The post-salt blocks are less prolific than the pre-salt blocks, where billions of barrels of oil are trapped beneath a thick layer of salt beneath ocean floor.
Still, there are some prized areas in the 16th round, particularly in the Campos and Santos Basins off the coast of Sao Paulo and Rio de Janeiro. One block in particular, the C-M-541 in the Campos Basin, has a minimum signing bonus of roughly 1.375 billion reais ($335 million) and directly borders the pre-salt region.
Seven relatively minor blocks off the northeastern state of Bahia are the subject of environmental litigation by federal prosecutors, authorities said on Wednesday, casting judicial uncertainty over parts of the auction.

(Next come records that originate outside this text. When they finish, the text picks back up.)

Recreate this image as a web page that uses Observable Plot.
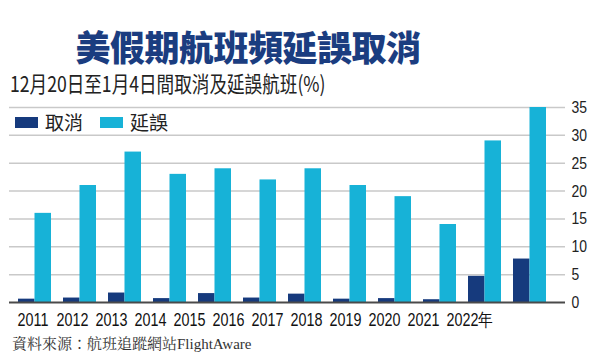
<!DOCTYPE html>
<html>
<head>
<meta charset="utf-8">
<script src="https://cdn.jsdelivr.net/npm/d3@7"></script>
<script src="https://cdn.jsdelivr.net/npm/@observablehq/plot@0.6"></script>
<style>
  html, body { margin: 0; padding: 0; background: #fff; }
  #page { position: relative; width: 600px; height: 363px; overflow: hidden; background: #fff; }
  #title { position: absolute; left: 0; top: 29px; width: 496px; text-align: center;
    font-family: "Noto Sans CJK TC", sans-serif; font-weight: 900; font-size: 35px; line-height: 34px;
    color: #1b3d80; letter-spacing: -0.5px; white-space: nowrap; }
  #subtitle { position: absolute; left: 10px; top: 70px; font-family: "Noto Sans CJK TC", sans-serif;
    font-size: 22px; line-height: 24px; color: #222; white-space: nowrap; transform-origin: 0 0; transform: scaleX(0.8); }
  #legend { position: absolute; left: 15px; top: 110px; font-family: "Noto Sans CJK TC", sans-serif;
    font-size: 19px; line-height: 24px; color: #222; white-space: nowrap; display: flex; align-items: center; }
  #legend .sw { display: inline-block; width: 23px; height: 11px; margin-right: 7px; }
  #legend .item { display: flex; align-items: center; margin-right: 17px; }
  #chart { position: absolute; left: 0; top: 100px; }
  #xlabels { position: absolute; left: 0; top: 306px; }
  #source { position: absolute; left: 12px; top: 334px; font-family: "Liberation Serif", "Noto Serif CJK TC", "Noto Sans CJK TC", serif;
    font-size: 15px; line-height: 20px; color: #333; white-space: nowrap; }
</style>
</head>
<body>
<div id="page">
  <div id="title"></div>
  <div id="subtitle"></div>
  <div id="legend"></div>
  <div id="chart"></div>
  <div id="xlabels"></div>
  <div id="source"></div>
</div>
<script>
const titleText = "美假期航班頻延誤取消";
const subtitleText = "12月20日至1月4日間取消及延誤航班(%)";
const sourceText = "資料來源：航班追蹤網站FlightAware";
const years = ["2011","2012","2013","2014","2015","2016","2017","2018","2019","2020","2021","2022"];
const cancelled = [0.6, 0.8, 1.7, 0.7, 1.6, 0.8, 1.5, 0.6, 0.7, 0.5, 4.7, 7.8];
const delayed = [16, 21, 27, 23, 24, 22, 24, 21, 19, 14, 29, 35];
const seriesNames = ["取消", "延誤"];
const seriesColors = ["#163a7d", "#17b2d7"];
const yTicks = [0, 5, 10, 15, 20, 25, 30, 35];
const lastYearSuffix = "年";

document.getElementById("title").textContent = titleText;
document.getElementById("subtitle").textContent = subtitleText;
document.getElementById("source").textContent = sourceText;

const legend = document.getElementById("legend");
seriesNames.forEach((name, i) => {
  const item = document.createElement("span");
  item.className = "item";
  const sw = document.createElement("span");
  sw.className = "sw";
  sw.style.background = seriesColors[i];
  item.appendChild(sw);
  item.appendChild(document.createTextNode(name));
  legend.appendChild(item);
});

const cancelData = years.map((y, i) => ({year: y, value: cancelled[i]}));
const delayData = years.map((y, i) => ({year: y, value: delayed[i]}));
const numFont = "'Liberation Sans', Arial, sans-serif";

const chart = Plot.plot({
  width: 600,
  height: 210,
  marginTop: 7,
  marginBottom: 8,
  marginLeft: 9,
  marginRight: 35,
  style: {fontFamily: numFont, fontSize: "17px", color: "#222", background: "transparent", overflow: "visible"},
  x: {type: "band", domain: years, paddingInner: 0.27, paddingOuter: 0.27, align: 0.33, axis: null},
  y: {domain: [0, 35]},
  marks: [
    Plot.ruleY(yTicks.filter(d => d > 0), {stroke: "#c9c9c9", strokeWidth: 1.5}),
    Plot.barY(cancelData, {x: "year", y: "value", fill: seriesColors[0], insetLeft: 0, insetRight: 16.5}),
    Plot.barY(delayData, {x: "year", y: "value", fill: seriesColors[1], insetLeft: 16.5, insetRight: 0}),
    Plot.ruleY([0], {stroke: "#4a4a4a", strokeWidth: 2}),
    Plot.axisY({anchor: "right", ticks: yTicks, tickSize: 0, tickPadding: 6, textAnchor: "start", label: null, fill: "#222"})
  ]
});
document.getElementById("chart").appendChild(chart);

const labels = Plot.plot({
  width: 600,
  height: 28,
  marginTop: 0,
  marginBottom: 0,
  marginLeft: 15,
  marginRight: 152,
  style: {fontFamily: numFont, fontSize: "17.5px", color: "#111", background: "transparent", overflow: "visible"},
  x: {type: "point", domain: years, padding: 0, axis: null},
  marks: [
    Plot.text(years, {x: d => d, frameAnchor: "middle", textAnchor: "start",
      text: (d, i) => i === years.length - 1 ? d + lastYearSuffix : d, fill: "#111"})
  ]
});
document.getElementById("xlabels").appendChild(labels);

// condense the numeric labels to mimic the narrow typeface of the original
function condense(svg, factor) {
  svg.querySelectorAll("text").forEach(t => {
    const w = t.getComputedTextLength();
    if (w > 0) {
      t.setAttribute("textLength", (w * factor).toFixed(2));
      t.setAttribute("lengthAdjust", "spacingAndGlyphs");
    }
  });
}
condense(chart, 0.82);
condense(labels, 0.82);
</script>
</body>
</html>
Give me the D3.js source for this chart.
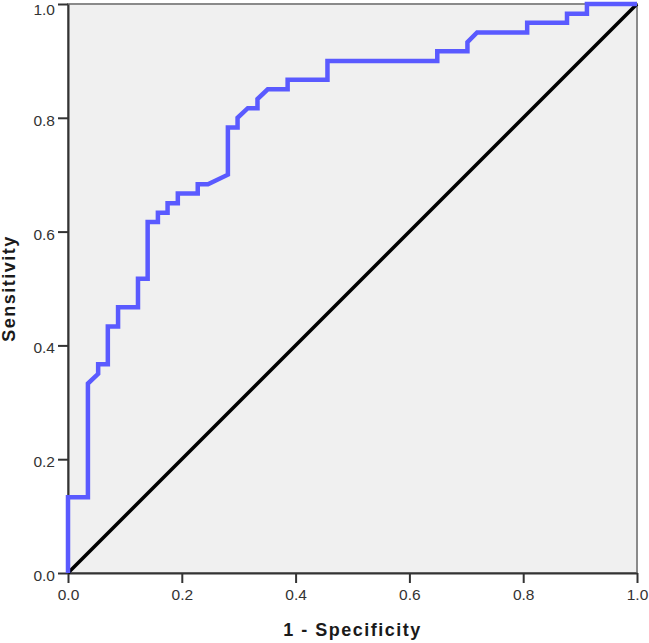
<!DOCTYPE html>
<html>
<head>
<meta charset="utf-8">
<script src="https://cdn.jsdelivr.net/npm/d3@7"></script>
<style>
  html, body { margin: 0; padding: 0; background: #fff; }
  svg { display: block; font-family: "Liberation Sans", Arial, sans-serif; }
</style>
</head>
<body>
<svg id="roc"></svg>
<script>
// ROC curve vertices (1 - specificity, sensitivity)
const fpr = [0, 0, 0.035, 0.035, 0.053, 0.053, 0.070, 0.070, 0.088, 0.088,
  0.123, 0.123, 0.140, 0.140, 0.158, 0.158, 0.175, 0.175, 0.193, 0.193,
  0.228, 0.228, 0.246, 0.281, 0.281, 0.298, 0.298, 0.316, 0.333, 0.333,
  0.351, 0.386, 0.386, 0.456, 0.456, 0.649, 0.649, 0.702, 0.702, 0.719,
  0.807, 0.807, 0.877, 0.877, 0.912, 0.912, 1];
const tpr = [0, 0.133, 0.133, 0.333, 0.350, 0.367, 0.367, 0.433, 0.433, 0.467,
  0.467, 0.517, 0.517, 0.617, 0.617, 0.633, 0.633, 0.650, 0.650, 0.667,
  0.667, 0.683, 0.683, 0.700, 0.783, 0.783, 0.800, 0.817, 0.817, 0.833,
  0.850, 0.850, 0.867, 0.867, 0.900, 0.900, 0.917, 0.917, 0.933, 0.950,
  0.950, 0.967, 0.967, 0.983, 0.983, 1, 1];
const refLine = [0, 1];
const ticks = [0, 0.2, 0.4, 0.6, 0.8, 1.0];

const width = 649, height = 643;
const plot = { left: 68, top: 4, right: 637, bottom: 573 };

const svg = d3.select("#roc")
  .attr("width", width)
  .attr("height", height);

const x = d3.scaleLinear().domain([0, 1]).range([plot.left, plot.right]);
const y = d3.scaleLinear().domain([0, 1]).range([plot.bottom, plot.top]);

// plot background + frame
svg.append("rect")
  .attr("x", plot.left).attr("y", plot.top)
  .attr("width", plot.right - plot.left)
  .attr("height", plot.bottom - plot.top)
  .attr("fill", "#f0f0f0")
  .attr("stroke", "#8a8a8a")
  .attr("stroke-width", 2);

// axes
const xAxis = d3.axisBottom(x).tickValues(ticks).tickFormat(d3.format(".1f"))
  .tickSize(10).tickSizeOuter(0).tickPadding(6);
const yAxis = d3.axisLeft(y).tickValues(ticks).tickFormat(d3.format(".1f"))
  .tickSize(10).tickSizeOuter(0).tickPadding(3);

const gx = svg.append("g")
  .attr("transform", `translate(0,${plot.bottom})`)
  .call(xAxis);
const gy = svg.append("g")
  .attr("transform", `translate(${plot.left},0)`)
  .call(yAxis);

[gx, gy].forEach(g => {
  g.select(".domain").attr("stroke", "#333").attr("stroke-width", 2);
  g.selectAll(".tick line").attr("stroke", "#333").attr("stroke-width", 2);
  g.selectAll(".tick text")
    .attr("fill", "#333")
    .style("font-size", "15.5px")
    .style("font-family", "'Liberation Sans', Arial, sans-serif");
});
// y labels sit a little below their ticks; keep the top one inside the page
gy.selectAll(".tick text").attr("y", d => d === 1 ? 5.5 : 2.5);

// reference diagonal
svg.append("line")
  .attr("x1", x(refLine[0])).attr("y1", y(refLine[0]))
  .attr("x2", x(refLine[1])).attr("y2", y(refLine[1]))
  .attr("stroke", "#000")
  .attr("stroke-width", 3.5);

// ROC curve
const pts = fpr.map((f, i) => [f, tpr[i]]);
const line = d3.line().x(d => x(d[0])).y(d => y(d[1]));

svg.append("path")
  .datum(pts)
  .attr("d", line)
  .attr("fill", "none")
  .attr("stroke", "#5a5aff")
  .attr("stroke-width", 4.5)
  .attr("stroke-linejoin", "miter");

// axis titles
svg.append("text")
  .attr("x", (plot.left + plot.right) / 2)
  .attr("y", 636)
  .attr("text-anchor", "middle")
  .attr("font-size", "18px")
  .attr("letter-spacing", "1.5px")
  .attr("font-weight", "bold")
  .attr("fill", "#1a1a1a")
  .text("1 - Specificity");

svg.append("text")
  .attr("transform", `translate(15,${(plot.top + plot.bottom) / 2}) rotate(-90)`)
  .attr("text-anchor", "middle")
  .attr("font-size", "18px")
  .attr("letter-spacing", "1.5px")
  .attr("font-weight", "bold")
  .attr("fill", "#1a1a1a")
  .text("Sensitivity");
</script>
</body>
</html>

Authorities and environmentalists are concerned that the seven blocks in question, which have a combined signing bonus of roughly $16 million, are located too close to the ecologically significant Abrolhos archipelago.
Ecopetrol SA, Karoon Energy Ltd, Qatar Petroleum, Equinor ASA, Total SA, China National Offshore Oil Corp Ltd, Repsol SA, Murphy Oil Corp, Petrogal, Petronas and Wintershall Dea GmbH are also registered to participate in the bidding.
Brazil's Petroleo Brasileiro SA, known as Petrobras, and Enauta Participacoes SA are also eligible to bid.
Karoon, Shell, Enauta, Ecopetrol and Petrobras declined to comment on the bidding round. All other companies did not immediately respond to a request for comment.